Ja tez mysle ze tam chodzilo o miejsce- czyli zadaszenie i suche podloze. Niewiele koni kladzie sie na padokach/pastwiskach, wiekszosc woli jednak boks/wiate. Nie chodzilo im raczej o to zeby na srodku padoku narysowac linie i podpisac- tu sie kladziemy.
I także uwaga co do zywienia jest stosowna (chociaż to, że konie tylko jedzą siano, to stwierdzenie, a nie jakis zarzut). Części koni stojacym cała dobę na dworze tym bardziej bez mozliwosci schronienia, nie wystarczy samo siano. Ciekawe jakby na wiosnę te konie wygladaly.
Czyli reasumując, to koszt wyżywienia konia w NS to 3 baloty siana miesięcznie? Czyli jakieś 150 zł, bo nie wierzę, że jakieś dobre siano tam jadły.

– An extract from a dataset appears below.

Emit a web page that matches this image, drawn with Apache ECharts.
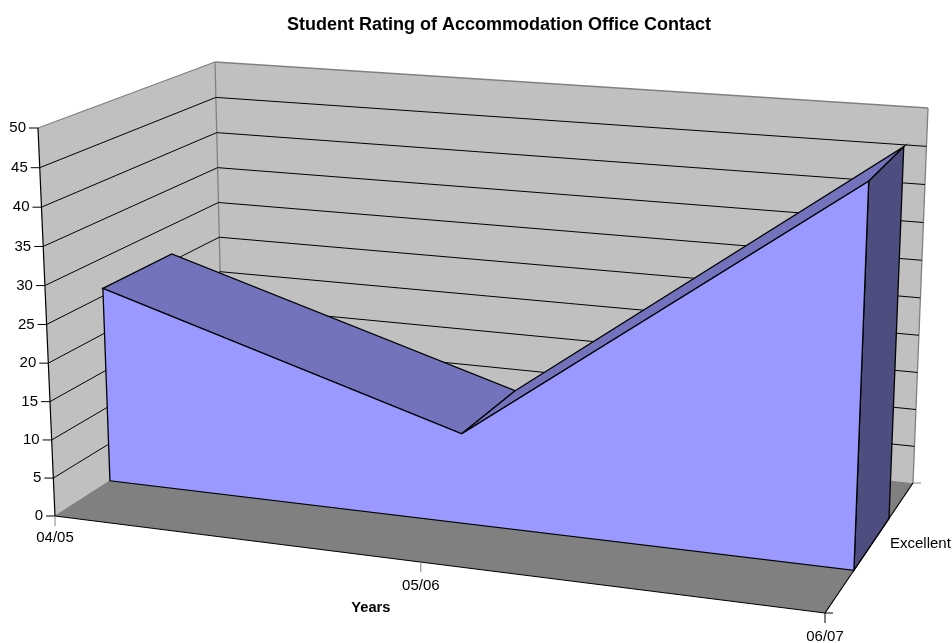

Koszt ścielenia boksów odpada, koszt treściwego odpada, koszt jakiegokolwiek leczenia odpada, tak więc i robocizna odpada, no bo w końcu wyturlać po balocie i nalać wody do wanien to żadna robota.
Można sobie wyguglać SPIWET dobrostan konie czy zwierzęta gospodarskie, to co tam jest a raczej czego brak w NS to podstawy, wręcz minimum i to dla zdrowych, sprawnych zwierząt. Takie rzeczy jak sucha ściółka, możliwość położenia się i ochrona przed warunkami atmosferycznymi to serio minimum i choćby nie wiem jak lubić Met, to brak tego zakrawa na znęcanie się. Inspekcja nie uczpi się beli postawionej na padoku, uczepi się jeśli na padoku jest warstwa gówna zmieszanego z błotem i resztkami siana.
Tak zupełnie obiektywnie, to tam zwyczajnie nie ma miejsca na tyle zwierząt. Nawet zakładając, że nie ma pastwisk a tylko wybiegi to należałoby nie gromadzić hurtem tylu koni tylko porobić kwatery po ok. 1000-2000 mkw na 10 łbów. Do każdej kwatery wiata, kawałek utwardzenia na baloty w siatkach i chyba lepiej by to funkcjonowało. Z jednej strony koszty, z drugiej patrząc jakie kwoty były zbierane to wcale nie są abstrakcyjne pomysły.
axo, to nie chodzi o miejsce z tabliczka "tu lezec" ale jakikolwiek kawalek suchej sciolki, na ktorej kon moze sie wygodnie polozyc. Bloto zmieszane z obornikiem czy gruda i snieg zima to nie jest podloze, na ktorym kon moze odpoczac - a konie stare i schorowane czesto potrzebuja wiecej polegiwac.

Sorry ale dla mnie trzymanie kilkudziesieciu zwierzakow na hektarze klepiska bez zadnego zadaszenia, suchego miejsca czy schronienia jest rownie karygodne jak trzymanie koni na kupie gnoju. Tak samo jak siano zadawane w systemie "kto ile wywalczy tyle ma" jako jedyna pasza dla tak duzego stada zwierzat. Zwlaszcza, ze - powtarzam sie, trudno - tam jest wiele koni starych i chorych.

Chociaz widze, ze te skrajnie kalekie z najbardziej dramatycznych zbiorek szybko znikaja, nic dziwnego w sumie.